Investors are spurning mutual funds at a record clip, driving a $1.5 trillion gap in the flow of money from the old-school investment vehicles and into ever-popular ETFs.

The divide this year between the two investment types widened to an all-time high, up from $950 billion in 2021, according to data compiled by Bloomberg Intelligence. The growing disparity is one measure of the speed with which ETFs are eating into the market dominance of mutual funds.

The tide has been shifting for years in an embrace of ETFs’ easier-to-trade and tax-friendly structure.
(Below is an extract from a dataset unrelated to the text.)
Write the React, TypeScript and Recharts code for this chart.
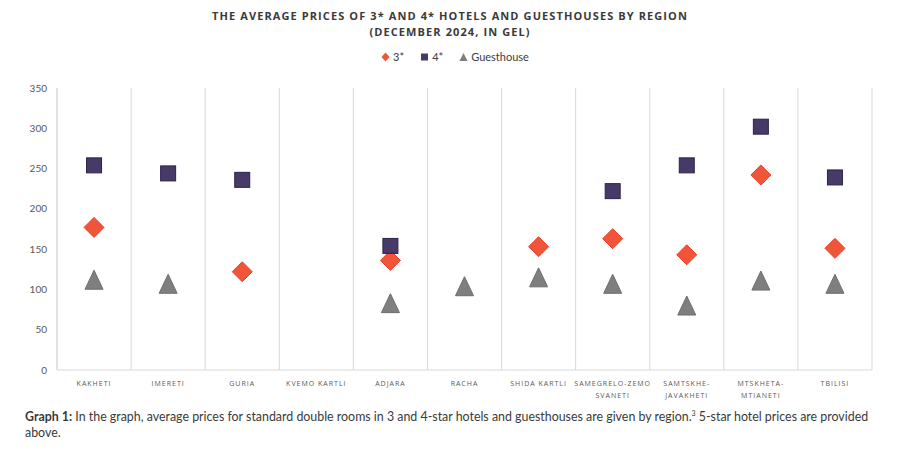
import { CartesianGrid, ComposedChart, Legend, Scatter, XAxis, YAxis } from "recharts";

const regions = [
  "KAKHETI",
  "IMERETI",
  "GURIA",
  "KVEMO KARTLI",
  "ADJARA",
  "RACHA",
  "SHIDA KARTLI",
  "SAMEGRELO-ZEMO SVANETI",
  "SAMTSKHE-JAVAKHETI",
  "MTSKHETA-MTIANETI",
  "TBILISI"
];

// labels as printed under the axis (some wrap onto two lines)
const regionLabels: string[][] = [
  ["KAKHETI"],
  ["IMERETI"],
  ["GURIA"],
  ["KVEMO KARTLI"],
  ["ADJARA"],
  ["RACHA"],
  ["SHIDA KARTLI"],
  ["SAMEGRELO-ZEMO", "SVANETI"],
  ["SAMTSKHE-", "JAVAKHETI"],
  ["MTSKHETA-", "MTIANETI"],
  ["TBILISI"]
];

const threeStar: (number | null)[] = [177, null, 122, null, 136, null, 153, 163, 143, 242, 151];
const fourStar: (number | null)[] = [254, 244, 236, null, 154, null, null, 222, 254, 302, 239];
const guesthouse: (number | null)[] = [112, 107, null, null, 83, 104, 115, 107, 80, 111, 107];

const yTicks = [0, 50, 100, 150, 200, 250, 300, 350];

// category slot i sits at i + 0.5 on a 0..11 axis
const xTicks = regions.map((_, i) => i + 0.5);

const data = regions.map((r, i) => ({
  region: r,
  x: i + 0.5,
  three: threeStar[i],
  four: fourStar[i],
  guest: guesthouse[i]
}));

const RED = "#F0553A";
const PURPLE = "#483A68";
const GREY = "#7F7F7F";

const Diamond = (props: any) => {
  const { cx, cy, payload } = props;
  if (payload?.three == null || cx == null || cy == null) return null;
  const r = 10;
  return (
    <path
      d={`M${cx},${cy - r} L${cx + r},${cy} L${cx},${cy + r} L${cx - r},${cy} Z`}
      fill={RED}
      stroke="#E8402A"
      strokeWidth={1}
    />
  );
};

const Square = (props: any) => {
  const { cx, cy, payload } = props;
  if (payload?.four == null || cx == null || cy == null) return null;
  const s = 15;
  return (
    <rect x={cx - s / 2} y={cy - s / 2} width={s} height={s} fill={PURPLE} stroke="#2C2248" strokeWidth={1} />
  );
};

const Triangle = (props: any) => {
  const { cx, cy, payload } = props;
  if (payload?.guest == null || cx == null || cy == null) return null;
  const h = 19;
  const w = 18;
  return (
    <path
      d={`M${cx},${cy - h / 2} L${cx + w / 2},${cy + h / 2} L${cx - w / 2},${cy + h / 2} Z`}
      fill={GREY}
      stroke="#6E6E6E"
      strokeWidth={1}
    />
  );
};

const RegionTick = (props: any) => {
  const { x, y, index } = props;
  const lines = regionLabels[index] ?? [];
  return (
    <g transform={`translate(${x},${y})`}>
      {lines.map((l, k) => (
        <text
          key={k}
          x={0}
          y={k * 12}
          dy={8}
          textAnchor="middle"
          fill="#595959"
          fontSize={7}
          letterSpacing={1}
          fontFamily="'Open Sans', sans-serif"
        >
          {l}
        </text>
      ))}
    </g>
  );
};

const legendItems = [
  { label: "3*", kind: "diamond" },
  { label: "4*", kind: "square" },
  { label: "Guesthouse", kind: "triangle" }
];

const LegendContent = () => (
  <div style={{ display: "flex", justifyContent: "center", gap: 16, paddingLeft: 10, fontSize: 11, color: "#404040", fontFamily: "Lato, sans-serif" }}>
    {legendItems.map((it) => (
      <div key={it.label} style={{ display: "flex", alignItems: "center", gap: 3 }}>
        <svg width={9} height={10}>
          {it.kind === "diamond" && <path d="M4.5,0.5 L8.5,5 L4.5,9.5 L0.5,5 Z" fill={RED} />}
          {it.kind === "square" && <rect x={1} y={1.5} width={7} height={7} fill={PURPLE} />}
          {it.kind === "triangle" && <path d="M4.5,1 L8.5,9 L0.5,9 Z" fill={GREY} />}
        </svg>
        <span>{it.label}</span>
      </div>
    ))}
  </div>
);

const captionStyle = {
  whiteSpace: "nowrap" as const,
  fontSize: 12.4,
  lineHeight: "16px",
  color: "#3A3A3A",
  fontFamily: "Lato, sans-serif"
};

export default function App() {
  return (
    <div style={{ position: "absolute", left: 0, top: 0, width: 900, height: 450, background: "#fff", fontFamily: "Lato, sans-serif" }}>
      <div
        style={{
          position: "absolute",
          top: 8,
          left: 0,
          width: 900,
          textAlign: "center",
          fontSize: 11,
          fontWeight: 700,
          letterSpacing: 1.1,
          lineHeight: "16px",
          color: "#3A3A3A",
          fontFamily: "'Open Sans', sans-serif"
        }}
      >
        THE AVERAGE PRICES OF 3* AND 4* HOTELS AND GUESTHOUSES BY REGION
        <br />
        (DECEMBER 2024, IN GEL)
      </div>
      <div style={{ position: "absolute", top: 0, left: 0 }}>
        <ComposedChart width={900} height={400} data={data} margin={{ top: 75, right: 28, bottom: 0, left: 0 }}>
          <CartesianGrid
            horizontal={false}
            stroke="#D9D9D9"
            verticalCoordinatesGenerator={({ offset }: any) =>
              regions.map((_, i) => offset.left + (i * offset.width) / regions.length).concat(offset.left + offset.width)
            }
          />
          <XAxis
            dataKey="x"
            type="number"
            domain={[0, regions.length]}
            ticks={xTicks}
            axisLine={{ stroke: "#D9D9D9" }}
            tickLine={false}
            interval={0}
            height={30}
            tick={<RegionTick />}
          />
          <YAxis
            domain={[0, 350]}
            ticks={yTicks}
            width={57}
            axisLine={{ stroke: "#D9D9D9" }}
            tickLine={false}
            tickMargin={4}
            tick={{ fill: "#595959", fontSize: 10, fontFamily: "Lato, sans-serif" }}
          />
          <Legend
            verticalAlign="top"
            content={<LegendContent />}
            wrapperStyle={{ top: 50, left: 0, width: 900 }}
          />
          <Scatter name="3*" dataKey="three" shape={<Diamond />} isAnimationActive={false} />
          <Scatter name="4*" dataKey="four" shape={<Square />} isAnimationActive={false} />
          <Scatter name="Guesthouse" dataKey="guest" shape={<Triangle />} isAnimationActive={false} />
        </ComposedChart>
      </div>
      <div style={{ position: "absolute", top: 409, left: 25 }}>
        <div style={captionStyle}>
          <b>Graph 1:</b> In the graph, average prices for standard double rooms in 3 and 4-star hotels and guesthouses
          are given by region.<sup style={{ fontSize: 7, lineHeight: 0 }}>3</sup> 5-star hotel prices are provided
        </div>
        <div style={captionStyle}>above.</div>
      </div>
    </div>
  );
}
But the market turmoil and a fixed-income rout amid aggressive Federal Reserve rate hikes in 2022 further accelerated the divide as investors elected to make faster moving bets in exchange-traded funds over their staid brethren.

“Bonds having their first major bear market in over 40 years has resulted in a colossal industry-altering move from mutual funds to ETFs,” according to Todd Sohn at Strategas Securities.

“It’s been a development really two years in the making, going back to the Fed buying fixed-income ETFs in 2020, and then the rise of inflation and a tighter Fed resulting in a major bear market for bonds,” the ETF strategist said.

Mutual funds saw investors pull $480 billion out of fixed income, the first yearly outflow for the asset class since 2015. At the same time, ETFs have raked in bond investments of $184 billion as of Dec. 15, less than the over $200 billion seen in the prior two years.